Salzburger Landestheater: Webers „Freischütz“ in Salzburg: Und immer wieder lockt das Böse

Xl_freisch_tz-andreas_mattersberger-luke_sinclair-__tobias_witzgall-salzburg-11-24-3 © Tobias Witzgall

Er ist omnipräsent: Im roten, bodenlangen Webpelz, meist mit zynischem Grinsen herumlungernd und beobachtend, zwischen den Arkaden oder am extra errichteten, langen Steg schreitend, der sich quer über die Bühne spannt, schreitend, grell auflachend, wenn von Gott die Rede ist, beim Tanz mit der Geige aufspielend, als Verführer Agathe umkreisend mit einer roten Rose, extrem dämonisch in der Wolfschlucht-Szene. In Carl Maria von Webermystischer Jägeroper "Der Freischütz" erliegt, wie so manche Kollegen schon vor ihm, Regisseur Johannes Reitmeier auch der Versuchung, Samiel, den schwarzen Jäger, den Teufel, das Böse schlechthin in den Mittelpunkt zu stellen. Dieser zieht die Fäden des Geschehens und spinnt seine diabolischen Intrigen. Meist ist er stumm und wird von Georg Clementi lässig, lasziv und böse gespielt. Nur der deutsche Regisseur, bis vor kurzem war er Intendant des Tiroler Landestheaters, setzt ihn etwas zu viel ein und lässt ihn vom eigentlichen Geschehen zu sehr ablenken.

Die riesige Bühne der Felsenreitschule wird in dieser Produktion des Landestheaters Salzburg von einer schwarz-weißen Zielscheibe dominiert, aber nicht nur am Boden, sondern auch in den Arkaden der Felsenreitschule sind mehrere stilisiert zu sehen.
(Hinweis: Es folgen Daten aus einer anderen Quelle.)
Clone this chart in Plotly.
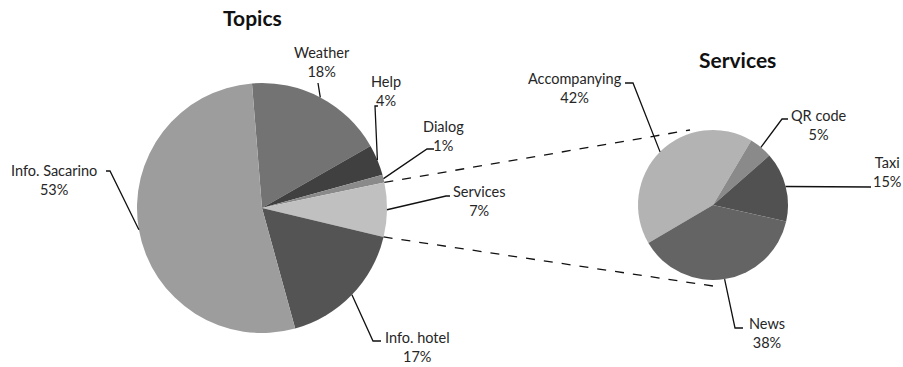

Wer diese Scheibe im düsteren Bühnenbild von Thomas Dörfler mit den seitlich abgestorbenen Bäumen, betritt, steht im Fadenkreuz des Teufels Samiel. Ansonsten ist Reitmeiers Regie auf der Breitwandbühne, auf der sonst wenig passiert, abgesehen von zu oftmaligem Herumfuchteln von Gewehren, schlüssig und konventionell, sogar teils etwas bieder. Recht gruselig gelingt ihm hingegen die Wolfschlucht-Szene. Hier lässt Reitmeier den braven, auf Abwege geratenen Max die Freikugeln nach dem Genuss eines Tranks hervorwürgen.

Dieser wird von Luke Sinclair exzellent gespielt, nur sein Tenor ist für riesigen Ausmaße der Felsenreitschule zu klein. Athanasia Zöhrer hingegen singt als Agathe raumfüllend mit wunderbarer Innigkeit und mit vielen Nuancen im Raum schwebend. Manchmal übertreibt sie etwas mit ihrer Mimik. Nicole Lubinger ist ein flexibles, höhensicheres Ännchen. Bariton Andreas Mattersberger als Kaspar überzeugt voll und ganz, mit seinem kernigen Bariton. Er interpretiert die Rolle nicht plakativ böse, sondern als komplex zerrissenen Charakter. Martin Summer singt den etwas verlotterten, graubärtigen Eremiten mit balsamischer Weichheit. Etwas abfallend in Gesang und vor allem in szenischer Gestaltung wirkt Daniele Macciantelli als farbloser Erbförster Kuno. Yevheniy Kapitula ist ein idealer, aalglatter und schneidiger Böhmenfürst. Der Kilian des George Humphreys klingt sehr erfrischend. Der Chor des Salzburger Landestheaters gefällt durch Homogenität und voller Sangesfreude, insbesondere beim berühmten Jägerchor.

Leslie Suganandarajah dirigiert das Mozarteumorchester Salzburg mit Kraft und Energie, weiß aber auch viel Lyrismen und orchestralen Glanz hervorzulocken.

Und unbehelligt von dem Ganzen lockt der hinterfotzige Samiel in Reitmeiers Inszenierung bis zur letzten Szene weiter.

Viel Jubel im Publikum für alle Beteiligten!